Displaying all #overall, for which there are NOT 10 players ("anomalies").

In [None]:
# overall picks with not 10 counts
counts[counts != 10]

Most draft picks (by # overall) have been selected 10 times, corresponding to 10 drafts that took place from 2009 to 2018.

In [None]:
df['year'].value_counts().sort_index()

Last two seasons had slightly longer drafts (217 players total, compared to 210 or 211 prior to 2017), hence the odd number of picks of overall numbers above 215 seen above.

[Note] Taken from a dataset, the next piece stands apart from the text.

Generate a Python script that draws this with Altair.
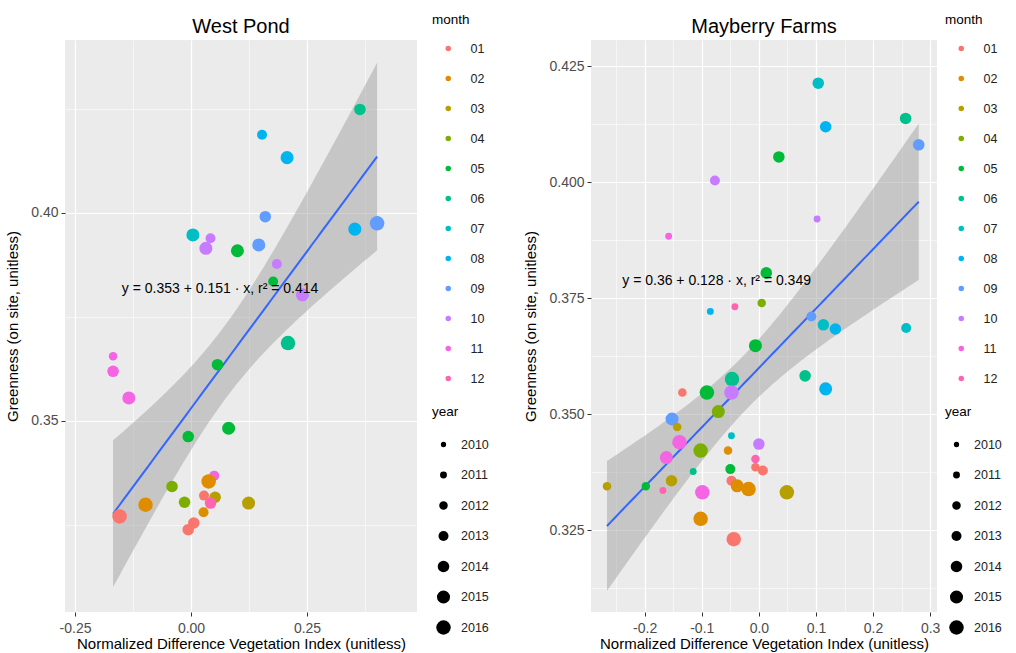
import math
import numpy as np
import pandas as pd
import altair as alt

FONT = "Liberation Sans"

months = ["01", "02", "03", "04", "05", "06", "07", "08", "09", "10", "11", "12"]
month_colors = ["#F8766D", "#DE8C00", "#B79F00", "#7CAE00", "#00BA38", "#00C08B",
                "#00BFC4", "#00B4F0", "#619CFF", "#C77CFF", "#F564E3", "#FF64B0"]
years = [2010, 2011, 2012, 2013, 2014, 2015, 2016]
year_sizes = [28, 48, 72, 100, 133, 170, 210]

# ---------------- West Pond ----------------
wp_ndvi = [0.364, 0.153, 0.207, 0.160, 0.401, 0.353, 0.004, 0.042, 0.032, 0.100,
           0.146, 0.185, 0.177, 0.240, 0.209, -0.168, -0.168, -0.134, 0.057, -0.006,
           0.081, 0.050, 0.038, -0.041, -0.014, 0.052, 0.028, 0.042, 0.124, -0.098,
           -0.154, 0.027, 0.006, -0.006]
wp_green = [0.4249, 0.4188, 0.4133, 0.3991, 0.3975, 0.3961, 0.3947, 0.3939, 0.3915, 0.3909,
            0.3923, 0.3877, 0.3835, 0.3803, 0.3687, 0.3655, 0.3619, 0.3555, 0.3635, 0.3462,
            0.3482, 0.3368, 0.3354, 0.3342, 0.3304, 0.3316, 0.3320, 0.3302, 0.3302, 0.3298,
            0.3270, 0.3280, 0.3254, 0.3238]
wp_month = ["06", "08", "08", "09", "09", "08", "07", "10", "10", "05",
            "09", "10", "05", "10", "06", "11", "11", "11", "05", "05",
            "05", "11", "02", "04", "04", "03", "01", "12", "03", "02",
            "01", "02", "01", "01"]
wp_year = [2014, 2013, 2015, 2014, 2016, 2015, 2015, 2013, 2015, 2015,
           2015, 2013, 2013, 2015, 2016, 2012, 2014, 2015, 2014, 2014,
           2015, 2013, 2016, 2014, 2014, 2014, 2013, 2014, 2015, 2016,
           2016, 2013, 2014, 2014]
wp_coef = [0.353, 0.151]
wp_eq = "y = 0.353 + 0.151 · x,  r² = 0.414"
wp_eq_pos = [0.0625, 0.3817]

# ---------------- Mayberry Farms ----------------
mf_ndvi = [0.104, 0.117, 0.257, 0.280, 0.035, -0.077, 0.102, -0.158, 0.013, 0.005,
           -0.042, -0.085, 0.092, 0.113, 0.134, 0.258, -0.006, 0.081, 0.117, -0.047,
           -0.091, -0.048, -0.134, -0.071, -0.152, -0.143, -0.048, -0.139, 0.000, -0.102,
           -0.054, -0.162, -0.006, -0.050, -0.006, 0.007, -0.115, -0.048, -0.153, -0.198,
           -0.266, -0.168, -0.038, -0.018, -0.099, 0.049, -0.102, -0.044]
mf_green = [0.4214, 0.4120, 0.4138, 0.4081, 0.4055, 0.4004, 0.3921, 0.3884, 0.3805, 0.3740,
            0.3732, 0.3722, 0.3711, 0.3693, 0.3684, 0.3686, 0.3648, 0.3583, 0.3555, 0.3576,
            0.3547, 0.3547, 0.3547, 0.3506, 0.3490, 0.3473, 0.3454, 0.3440, 0.3436, 0.3422,
            0.3422, 0.3407, 0.3404, 0.3382, 0.3386, 0.3379, 0.3377, 0.3357, 0.3357, 0.3345,
            0.3345, 0.3336, 0.3346, 0.3339, 0.3332, 0.3332, 0.3275, 0.3231]
mf_month = ["07", "08", "06", "09", "05", "10", "10", "11", "05", "04",
            "12", "08", "09", "07", "08", "07", "05", "06", "08", "06",
            "05", "10", "01", "04", "09", "03", "07", "11", "10", "04",
            "02", "11", "12", "05", "01", "01", "06", "01", "03", "05",
            "03", "12", "02", "02", "11", "03", "02", "01"]
mf_year = [2014, 2014, 2014, 2014, 2014, 2013, 2011, 2011, 2014, 2012,
           2011, 2011, 2013, 2014, 2014, 2013, 2015, 2014, 2015, 2016,
           2016, 2016, 2012, 2015, 2015, 2012, 2011, 2016, 2014, 2016,
           2012, 2015, 2012, 2013, 2012, 2013, 2011, 2013, 2014, 2012,
           2012, 2011, 2015, 2016, 2016, 2016, 2016, 2016]
mf_coef = [0.36, 0.128]
mf_eq = "y = 0.36 + 0.128 · x,  r² = 0.349"
mf_eq_pos = [-0.074, 0.3788]

X_TITLE = "Normalized Difference Vegetation Index (unitless)"
Y_TITLE = "Greenness (on site, unitless)"


def fit_band(x, y, coef, n_grid=80):
    """Linear fit line (coefficients as printed on the chart) with a 95% confidence band."""
    x = np.asarray(x, float)
    y = np.asarray(y, float)
    a, b = coef
    n = len(x)
    xbar = x.mean()
    sxx = ((x - xbar) ** 2).sum()
    s = math.sqrt(((y - (a + b * x)) ** 2).sum() / (n - 2))
    df = n - 2
    z = 1.959964
    t = z + (z ** 3 + z) / (4 * df) + (5 * z ** 5 + 16 * z ** 3 + 3 * z) / (96 * df ** 2)
    gx = np.linspace(x.min(), x.max(), n_grid)
    fit = a + b * gx
    se = s * np.sqrt(1.0 / n + (gx - xbar) ** 2 / sxx)
    return pd.DataFrame({"ndvi": gx, "green": fit, "lo": fit - t * se, "hi": fit + t * se})


def major_test(step):
    return f"abs(datum.value/{step} - round(datum.value/{step})) < 0.001"


def make_axis(values, fmt, step, title_pad, label_pad):
    test = major_test(step)
    return alt.Axis(
        values=values, format=fmt,
        labelExpr=f"({test}) ? replace(datum.label, '\u2212', '-') : ''",
        gridColor="white",
        gridWidth={"condition": {"test": test, "value": 1.2}, "value": 0.55},
        tickOpacity={"condition": {"test": test, "value": 1}, "value": 0},
        tickColor="#333333", tickSize=4, tickWidth=1,
        labelColor="#4D4D4D", labelFontSize=14, labelFont=FONT, labelPadding=label_pad,
        titleFont=FONT, titleFontSize=15, titleFontWeight="normal", titleColor="black",
        titlePadding=title_pad, domain=False, labelFlush=False, labelOverlap=False,
    )


def panel(title, ndvi, green, month, year, coef, eq, eq_pos, xdom, ydom, xvals, yvals,
          xstep, ystep, xfmt, yfmt, width, height, legend_x):
    pts_df = pd.DataFrame({"ndvi": ndvi, "green": green, "month": month, "year": year})
    band_df = fit_band(ndvi, green, coef)
    eq_df = pd.DataFrame({"ndvi": [eq_pos[0]], "green": [eq_pos[1]], "label": [eq]})

    xaxis = make_axis(xvals, xfmt, xstep, 1, 5)
    yaxis = make_axis(yvals, yfmt, ystep, 10, 3)
    xs = alt.Scale(domain=xdom, nice=False, zero=False)
    ys = alt.Scale(domain=ydom, nice=False, zero=False)
    xenc = alt.X("ndvi:Q", scale=xs, axis=xaxis, title=X_TITLE)
    yenc = alt.Y("green:Q", scale=ys, axis=yaxis, title=Y_TITLE)

    band = alt.Chart(band_df).mark_area(color="#999999", opacity=0.45).encode(
        x=xenc, y=alt.Y("lo:Q", scale=ys, axis=yaxis, title=Y_TITLE), y2="hi:Q")
    line = alt.Chart(band_df).mark_line(color="#3366FF", strokeWidth=2).encode(x=xenc, y=yenc)
    points = alt.Chart(pts_df).mark_circle(opacity=1).encode(
        x=xenc, y=yenc,
        color=alt.Color("month:N", scale=alt.Scale(domain=months, range=month_colors),
                        legend=alt.Legend(title="month", orient="none", legendX=legend_x, legendY=-27,
                                          symbolType="circle", symbolSize=30, symbolStrokeWidth=0,
                                          symbolOffset=10,
                                          clipHeight=12, rowPadding=17, titlePadding=16,
                                          titleFont=FONT, titleFontSize=13.5, titleFontWeight="normal",
                                          titleColor="black", labelFont=FONT, labelFontSize=12.5,
                                          labelColor="#222222", labelOffset=16, padding=0)),
        size=alt.Size("year:O", scale=alt.Scale(type="ordinal", domain=years, range=year_sizes),
                      legend=alt.Legend(title="year", orient="none", legendX=legend_x, legendY=365,
                                        symbolType="circle", symbolFillColor="black",
                                        symbolStrokeWidth=0, symbolOffset=4,
                                        clipHeight=16, rowPadding=14.5, titlePadding=18,
                                        titleFont=FONT, titleFontSize=13.5, titleFontWeight="normal",
                                        titleColor="black", labelFont=FONT, labelFontSize=12.5,
                                        labelColor="#222222", labelOffset=10, padding=0)),
    )
    text = alt.Chart(eq_df).mark_text(font=FONT, fontSize=14, color="black").encode(
        x=xenc, y=yenc, text="label:N")

    return alt.layer(band, line, points, text).properties(
        width=width, height=height,
        title=alt.TitleParams(title, fontSize=20, font=FONT, fontWeight="normal",
                              color="black", anchor="middle", offset=-24),
    ).resolve_scale(color="independent", size="independent")


left = panel("West Pond", wp_ndvi, wp_green, wp_month, wp_year, wp_coef, wp_eq, wp_eq_pos,
             [-0.2716, 0.487], [0.304, 0.4416],
             [-0.375, -0.25, -0.125, 0.0, 0.125, 0.25, 0.375],
             [0.325, 0.35, 0.375, 0.40, 0.425],
             0.25, 0.05, ".2f", ".2f", 352, 572, 367)

right = panel("Mayberry Farms", mf_ndvi, mf_green, mf_month, mf_year, mf_coef, mf_eq, mf_eq_pos,
              [-0.294, 0.312], [0.3074, 0.4307],
              [-0.25, -0.2, -0.15, -0.1, -0.05, 0.0, 0.05, 0.1, 0.15, 0.2, 0.25, 0.3],
              [0.3125, 0.325, 0.3375, 0.35, 0.3625, 0.375, 0.3875, 0.40, 0.4125, 0.425],
              0.1, 0.025, ".1f", ".3f", 346, 572, 354)

chart = alt.hconcat(left, right, spacing=34).resolve_scale(
    color="independent", size="independent", x="independent", y="independent"
).resolve_legend(color="independent", size="independent").properties(
    padding={"left": 5, "top": 13, "right": 5, "bottom": 1}, background="white"
).configure_view(fill="#EBEBEB", stroke=None)

chart.save("out.html", embed_options={"renderer": "svg", "actions": False})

Goals/assists/points per game

In [None]:
focus_id = 0
print("GPG * GP =", df.loc[focus_id, 'gpg'] 
      * df.loc[focus_id, 'GP'])
print("G =", df.loc[focus_id, 'G'])
print("APG * GP =", df.loc[focus_id, 'apg'] 
      * df.loc[focus_id, 'GP'])
print("A =", df.loc[focus_id, 'A'])
print("PPG * GP =", df.loc[focus_id, 'ppg'] 
      * df.loc[focus_id, 'GP'])
print("PTS =", df.loc[focus_id, 'PTS'])

### Goals by position

In [None]:
pos = 'C'
mask = df['Pos'] == pos
print("Players from position {0} "
      "scored on average {1:.2f} goals "
      "in total.".format(pos, 
            df.loc[mask, 'G'].mean()))

In [None]:
pos = 'D'
mask = df['Pos'] == pos
print("Players from position {0} "
      "scored on average {1:.2f} goals "
      "in total.".format(pos, 
            df.loc[mask, 'G'].mean()))

In [None]:
pos = 'G'
mask = df['Pos'] == pos
print("Players from position {0} "
      "scored on average {1:.2f} goals "
      "in total.".format(pos, 
            df.loc[mask, 'G'].mean()))

All results appear to be reasonable: centers score much more goals on average than defencemen, goalies score 0.

In [None]:
mask1 = df['Pos'] == 'C'
mask2 = df['G'] == 0
mask3 = df['1st_round'] == True
s_display_cols = ['name', 'Nat.', 'Pos', 
                  'Overall', 'Team', 'year',
                  'Amateur Team', 'GP', 'PTS', 'ppg', '+/-']
df.loc[mask1 & mask2 & mask3, s_display_cols] 

In [None]:
mask1 = df['Pos'] == 'C'
mask2 = df['PTS'] > 400
mask3 = df['1st_round'] == True
s_display_cols = ['name', 'Nat.', 'Pos', 
                  'Overall', 'Team', 'year',
                  'Amateur Team', 'GP', 'PTS', 'ppg', '+/-']
df.loc[mask1 & mask2 & mask3, s_display_cols] 

## Record results to a new .csv file

In [None]:
save_path = '../../data/nhl_draft_picks_2009-2018.csv'
t = time()
df.to_csv(save_path)
elapsed = time() - t
print("DataFrame saved to file:\n", save_path,
      "\ntook {0:.2f} seconds".format(elapsed))